Even though we all register for different courses (duh), I’d venture to guess that our processes of selection are probably pretty similar. See if I’m right… does it go a little something like this?

1. What do I absolutely have to take? (That class I need for my major, that class I need to go abroad, that pre-req I need before taking what I really want to take, etc…)

2. How are my distribution requirements going? (Well, okay, I’m missing an AAL and a PHL so… Confucious maybs?) 

3. What professor/class is a must-take before graduation? (I’ve heard Professor Dry is the bomb but can I really handle the workload of a poli sci class right right now?)

4. Please let there be a class I can take with no homework… 

There it is. That 4th bullet point. The fourth class.
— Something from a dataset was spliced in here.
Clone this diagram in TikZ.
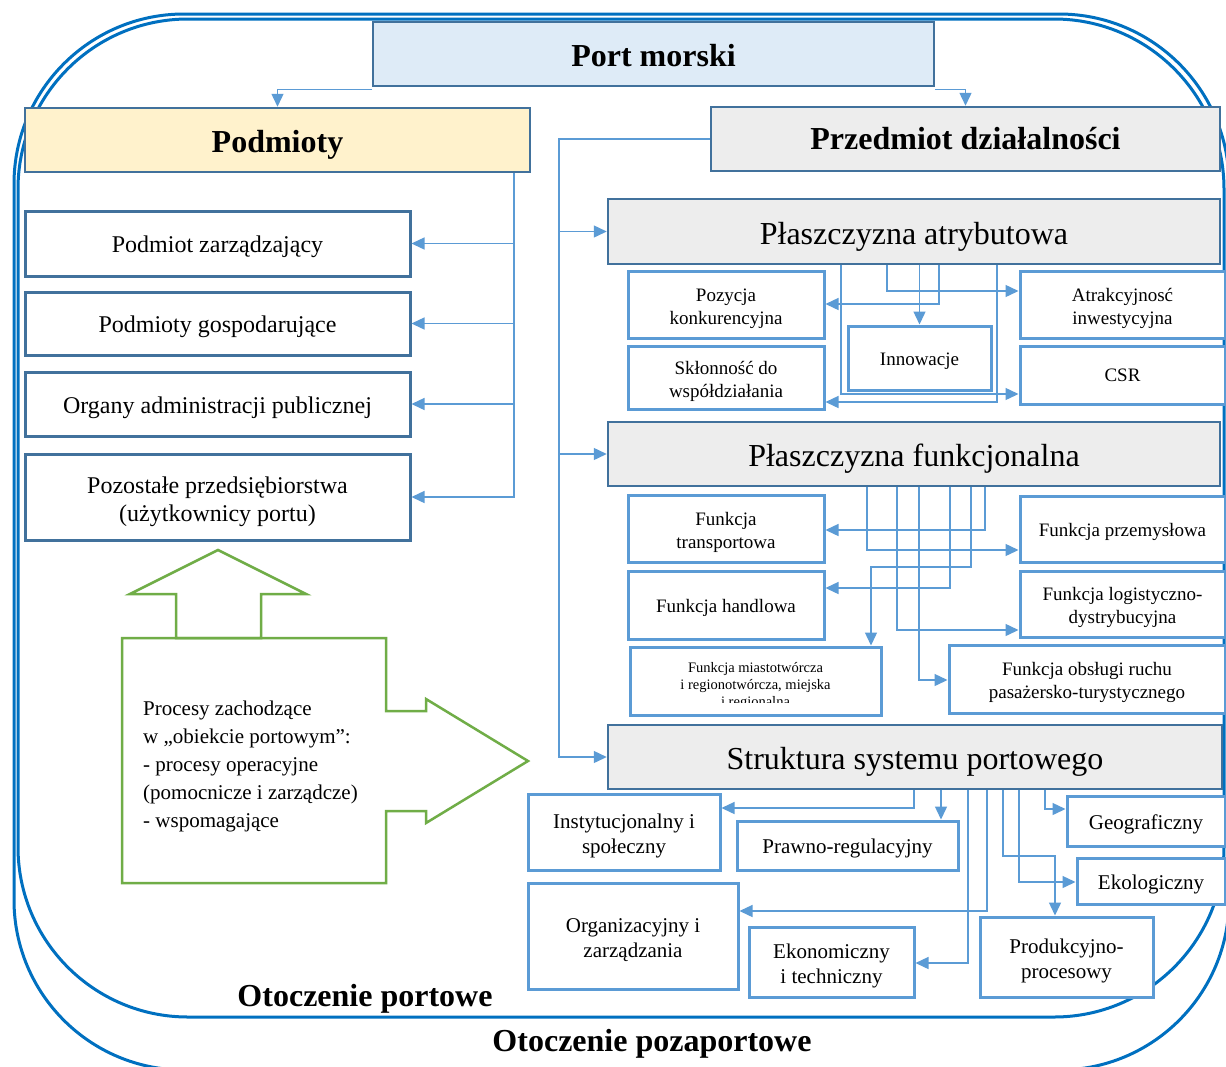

Every time I have gone to meet with a professor about signing up for courses, I have consistently been advised to take a “fourth class” that deals with a subject “out of my comfort zone.” Now, the ‘liberal arts admissions catalog’ interpretation of that advice is I’m a Bio major but I’m going to go out of my comfort zone and take 19th Century British Lit because I’m supa smart and well rounded. There absolutely is value in this pursuit, I’m not disputing that. Going outside of our comfort zone or the confines of our major can lead to new interests that might change our entire academic experience at college. It’s certainly happened to me! So, yes, taking a fourth class that’s a little different is very important and should be encouraged.

But here’s the kicker. Just because you’re used to labs doesn’t mean that reading a book every week and writing four essays for an English class is going to be a walk in the park just because it’s a little different. Sure, taking a math class might be new and interesting to you, but it’s not as though you can forgo your two hour problem sets because you’re not a math major.

So, say what you will, but there’s some subtext in the suggestion of the fourth class. The fourth class is usually a class that involves non-traditional, more creative learning. You know what I’m talking about. Acting I, Intro to Dance, The Creative Process. These classes are consistently sited as ones Midd students take to balance their course loads a little. They’re also held up as some of the most enjoyable, enlightening classes offered at our school.